Das Türchen No. 15 öffnet sich, und es wird kniffelig dahinter. Man könnte sagen, es geht ans Eingemachte (mein Haus, mein Auto, mein …) Das Thema passt zu der bevorstehenden Weihnachtsgeschichte, in der es nämlich nichts gab, außer einem Stall mit Krippe. Ich beginne mit einem Experiment. Es ist noch früh und dunkel, ein zauberhafter Winternebel liegt über dem Luxusdorf Kampen. Der halbe Mond leuchtet über „unserem“ Kapitänshaus.
Barfuss gehe ich vor die Tür, um meinen Fuss fest in den Schnee zu pressen. Es ist unverkennbar und unveräußerlich mein Abdruck, Größe 39, eher breit als schmal, alle fünf Zehnen sind dran, Charakter: resolut im Auftreten.
Anschließend hole ich ein großes Messer, um den Fussabdruck auszuschneiden. Schon beim Säbeln zerbricht die Form und zerbröselt in viele kleine eisige Partikel.

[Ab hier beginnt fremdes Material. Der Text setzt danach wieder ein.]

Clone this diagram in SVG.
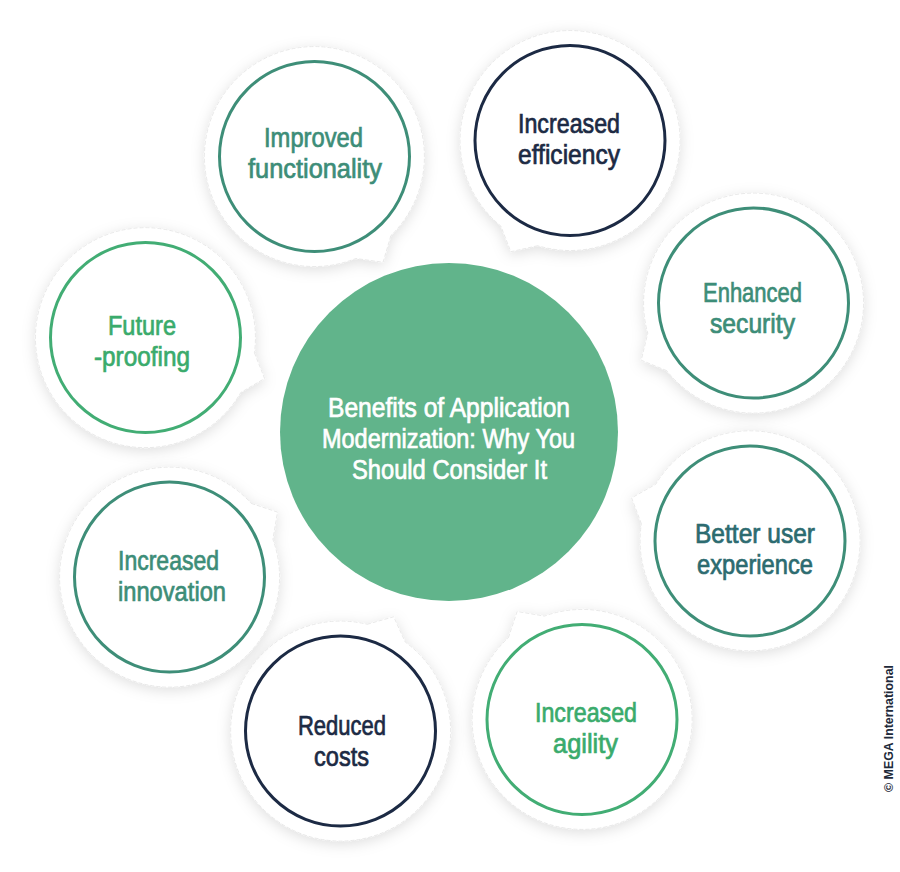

Es bleibt nur noch die Erinnerung an meinen Fuss im kalten Schnee, morgens um 6:12 Uhr und der Blick auf die kahle Stelle, aus der ein wenig dunkler Rasen hervorlugt. Auch das gehört zu meinem Experiment, die Abwesenheit von Eigentum.
Ihr ahnt, ich begebe mich auf großes Terrain, mit dem sich die Juristen, die Philosophen, Ökonomen, Soziologen bis hin zu den Anthropologen beschäftigen: Was ist Eigentum und was ist Besitz? Gehört es zu dem Naturrecht oder ist es Bügerrecht?
Wir könnten bei Aristoteles und der Antike beginnen, uns mit John Locke (1632 – 1704) beschäftigen, dem Engländer, weiter zu der Französischen Revolution, der Erklärung der Menschen- und Bürgerrechte mit dem Artikel 17, in dem das Eigentum als heilig erklärt wird („Les propriétés étant un droit inviolable et sacré“). Und dann enden bei dem, was die jungen Leute heute davon halten, sie teilen, das Auto, die Wohnung, die Jeanshose.
„Besitz“ bezeichnet die tatsächliche Herrschaft über eine Sache. Und „Eigentum“ bezeichnet die rechtliche Herrschaft über eine Sache, über die jemand frei verfügen kann, es verändern, verkaufen. Zugleich ist dieser Jemand aber auch in einem Geflecht von Verpflichtungen.
Die Geschichte des Eigentums ist immer (!) mit Macht verbunden, mit Gewalt, mit Leid und Ungleichheit. Ein Übermaß an Eigentum führt auf der anderen Seite zu einem Übermaß an Mangel an Eigentum.
Mittlerweile bin ich am Strand angelangt. Ich trage den Camouflage Tütü, ehemals Eigentum einer guten Kundin, die ihn aber nicht für sich „in Besitz nehmen“ konnte, er blieb ihr fremd. Nun gehört er wieder ungetragen Roma e Toska. Ich leihe ihn kurz aus, bis ihn die nächste Eigentümerin erwirbt, um sich darin schön und besonders zu finden. (Größe S, Sonderpreis € 798)
Der Blazer gehörte mal Cousinchen, wurde extra für sie geschneidert bei Harry Poole in der Savile Row in London. Ihr Gefühl für ihren Körper hat sich geändert, ebenso ihr Lebensstil. Das Teil würde ihr fremd. Unter meiner „Herrschaft“ und „Inbesitznahme“ ist es etwas Neues geworden. Lässig. Ich trage ihn gern.
So entsteht ein Kreislauf der Dinge zwischen Eigentum und Besitz. Mache Label leihen auch aus, das wir nicht tun. Es braucht eine Logistik dafür, die wir nicht haben. Außerdem liebe ich es, etwas zu kaufen, es verlangt mir Entscheidungen ab, die ich für mich wichtig finde. Besitz ist ein emotionaler und intellektueller Wert.
Ob mich Dinge ein Leben lang begleiten, ist fraglich, aber eine Weile gewiss, und dann gibt es wieder andere, wie die Freunde oder die Töchter, die sich über meine Teile freuen.
Eigentum sollte die Verantwortung für der Gemeinschaft haben, in diesem Sinne packe ich meine Gedanken hinter das Türchen No.15 für eine anregende Fortsetzung der Diskussion.